It's pretty common for each generation to be one tick faster than the last, so a 1080ti will equal a 2080 and an old 1080 will be close to a 2070. It can be a bit more or less, but that is the general rule.
"But they don't have ray tracing."
It will be a while before you "need" it, and while Nvidia has made it easy to implement, as a software developer you can't expect people to buy a $1000 card just to play your game if you want to be successful, but more importantly, you can't do full screen raytracing with a 2080ti, they don't have anywhere near the power to do everything on the screen. Which means it's only going to be bits and pieces. Also, Nvidia has rarely rolled out a major new feature like this and had it work smoothly right out the gate, it will need a revision or two before it really becomes usable for the masses.
Remember, other than refresh rate, video cards do not make the game faster or look better, they can only bottleneck what is there. If you are already on max settings and getting good frame rates, a newer, better card is going to be the most expensive, most boring upgrade you have ever made. You can say you are future proofing, but if you're not bottlenecked, why pay the tax for such a bleeding edge part when you could wait for the bugs to be worked out, games to support it and prices to settle.

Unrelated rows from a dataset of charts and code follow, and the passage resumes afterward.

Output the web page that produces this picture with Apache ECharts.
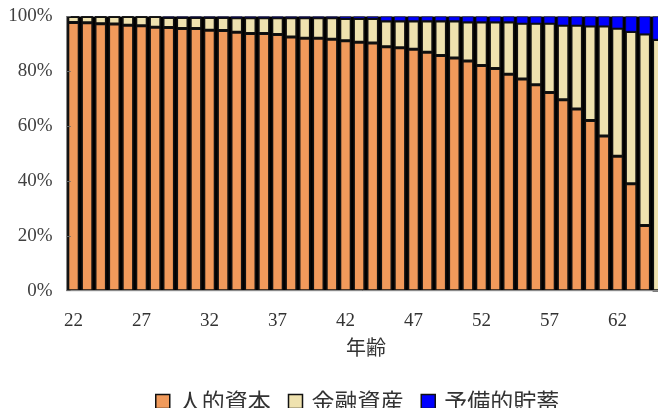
<!DOCTYPE html>
<html>
<head>
<meta charset="utf-8">
<script src="https://cdn.jsdelivr.net/npm/echarts@6.0.0/dist/echarts.min.js"></script>
<style>
  html, body { margin: 0; padding: 0; background: #fff; overflow: hidden; }
  #chart { width: 658px; height: 408px; }
</style>
</head>
<body>
<div id="chart"></div>
<script>
// 年齢（22〜65歳）
const ages = ['22','23','24','25','26','27','28','29','30','31','32','33','34','35','36','37','38','39','40','41','42','43','44','45','46','47','48','49','50','51','52','53','54','55','56','57','58','59','60','61','62','63','64','65'];

// 人的資本の割合（%）
const humanCapital = [97.8,97.7,97.4,97.3,96.8,96.6,96.1,96.0,95.6,95.6,95.0,94.9,94.3,93.8,93.8,93.4,92.5,92.1,92.1,91.7,91.2,90.6,90.3,89.0,88.6,88.1,87.0,85.8,84.9,83.8,82.1,81.0,78.9,77.2,75.1,72.3,69.6,66.3,62.1,56.4,49.0,39.0,23.8,0];

// 金融資産の割合（%）
const financialAssets = [2.2,2.3,2.6,2.7,3.2,3.4,3.9,3.6,4.0,4.0,4.6,4.7,5.2,5.7,5.7,6.1,7.0,7.4,7.4,7.8,8.1,8.7,9.0,9.4,9.8,10.3,11.4,12.6,13.5,14.2,15.9,17.0,19.1,20.3,22.4,25.2,27.2,30.5,34.4,40.1,46.7,55.5,69.8,91.6];

// 予備的貯蓄の割合（%）
const precautionarySavings = [0,0,0,0,0,0,0,0.4,0.4,0.4,0.4,0.4,0.5,0.5,0.5,0.5,0.5,0.5,0.5,0.5,0.7,0.7,0.7,1.6,1.6,1.6,1.6,1.6,1.6,2.0,2.0,2.0,2.0,2.5,2.5,2.5,3.2,3.2,3.5,3.5,4.3,5.5,6.4,8.4];

const yTicks = [0, 20, 40, 60, 80, 100];

const seriesNames = ['人的資本', '金融資産', '予備的貯蓄'];
const seriesColors = ['#F19A5B', '#EFE2AF', '#0000FF'];
const seriesData = [humanCapital, financialAssets, precautionarySavings];

const digitFont = "'Liberation Serif', 'DejaVu Serif', serif";
const cjkFont = "'Noto Sans CJK JP', 'Noto Sans CJK SC', sans-serif";

const chart = echarts.init(document.getElementById('chart'), null, { renderer: 'canvas' });

chart.setOption({
  animation: false,
  backgroundColor: '#ffffff',
  grid: {
    left: 66.7,
    top: 16.5,
    width: 598.4,
    height: 274.2,
    outerBoundsMode: 'none',
    containLabel: false,
    show: true,
    backgroundColor: '#000000',
    borderColor: '#8a8a8a',
    borderWidth: 1
  },
  legend: {
    data: seriesNames,
    left: 150,
    top: 385,
    itemWidth: 14,
    itemHeight: 14,
    itemGap: 17,
    icon: 'rect',
    itemStyle: { borderColor: '#111111', borderWidth: 1.5 },
    textStyle: {
      fontFamily: cjkFont,
      fontSize: 23,
      color: '#333333',
      padding: [0, 0, 0, 4]
    }
  },
  xAxis: {
    type: 'category',
    data: ages,
    name: '年齢',
    nameLocation: 'middle',
    nameGap: 47,
    nameTextStyle: {
      fontFamily: cjkFont,
      fontSize: 20,
      color: '#333333',
      verticalAlign: 'top'
    },
    axisLine: { lineStyle: { color: '#8a8a8a', width: 1 } },
    axisTick: { show: false },
    axisLabel: {
      interval: 4,
      margin: 21,
      fontFamily: digitFont,
      fontSize: 19,
      color: '#333333'
    },
    z: 5
  },
  yAxis: {
    type: 'value',
    min: yTicks[0],
    max: yTicks[yTicks.length - 1],
    interval: 20,
    axisLine: { show: true, lineStyle: { color: '#8a8a8a', width: 1 } },
    axisTick: { show: true, inside: true, length: 4, lineStyle: { color: '#666666' } },
    splitLine: { show: false },
    axisLabel: {
      margin: 14,
      fontFamily: digitFont,
      fontSize: 19,
      color: '#404040',
      formatter: '{value}%'
    },
    z: 5
  },
  series: seriesNames.map((name, i) => ({
    name: name,
    type: 'bar',
    stack: 'share',
    data: seriesData[i],
    barWidth: '84%',
    itemStyle: {
      color: seriesColors[i],
      borderColor: '#111111',
      borderWidth: i === 2 ? 0.6 : 1.5
    }
  }))
});
</script>
</body>
</html>
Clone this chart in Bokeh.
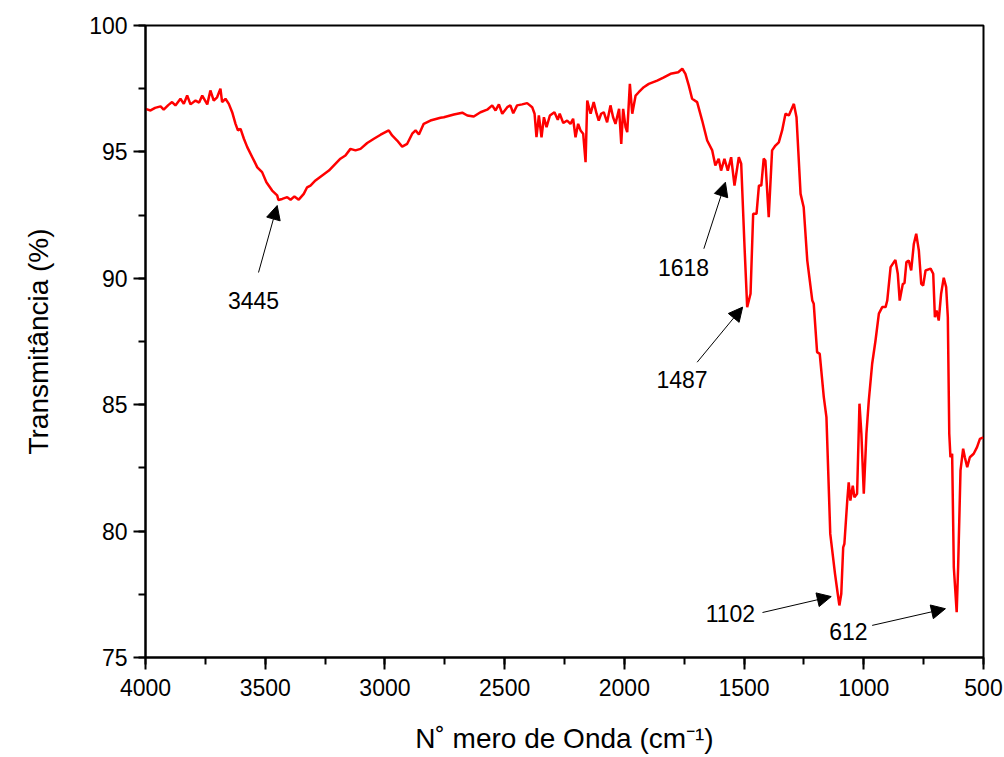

If you can get a 10xx series card cheap, new or used, buy it.
If you want new, you may want to wait for Black Friday deals. If buying used, try and get cards that were not used for mining, and beware the cheap Chinese clones. Some work, but for how long, while others are disasters, with the wrong firmware being loaded, fake device ids and more. Also, try not to dismiss the used Radeons right out the gate if you're not using 4k, while not a GTX1080, you can get some killer deals on an RX580, which will run most anything (they sit between 1060 and 1070) and that could buy you some time waiting on an RTX card you can afford. I recently got a lightly used 580 for a less than I could get a 1060 that was used for mining, just watch out because the 580 was one of the preferred cards for mining.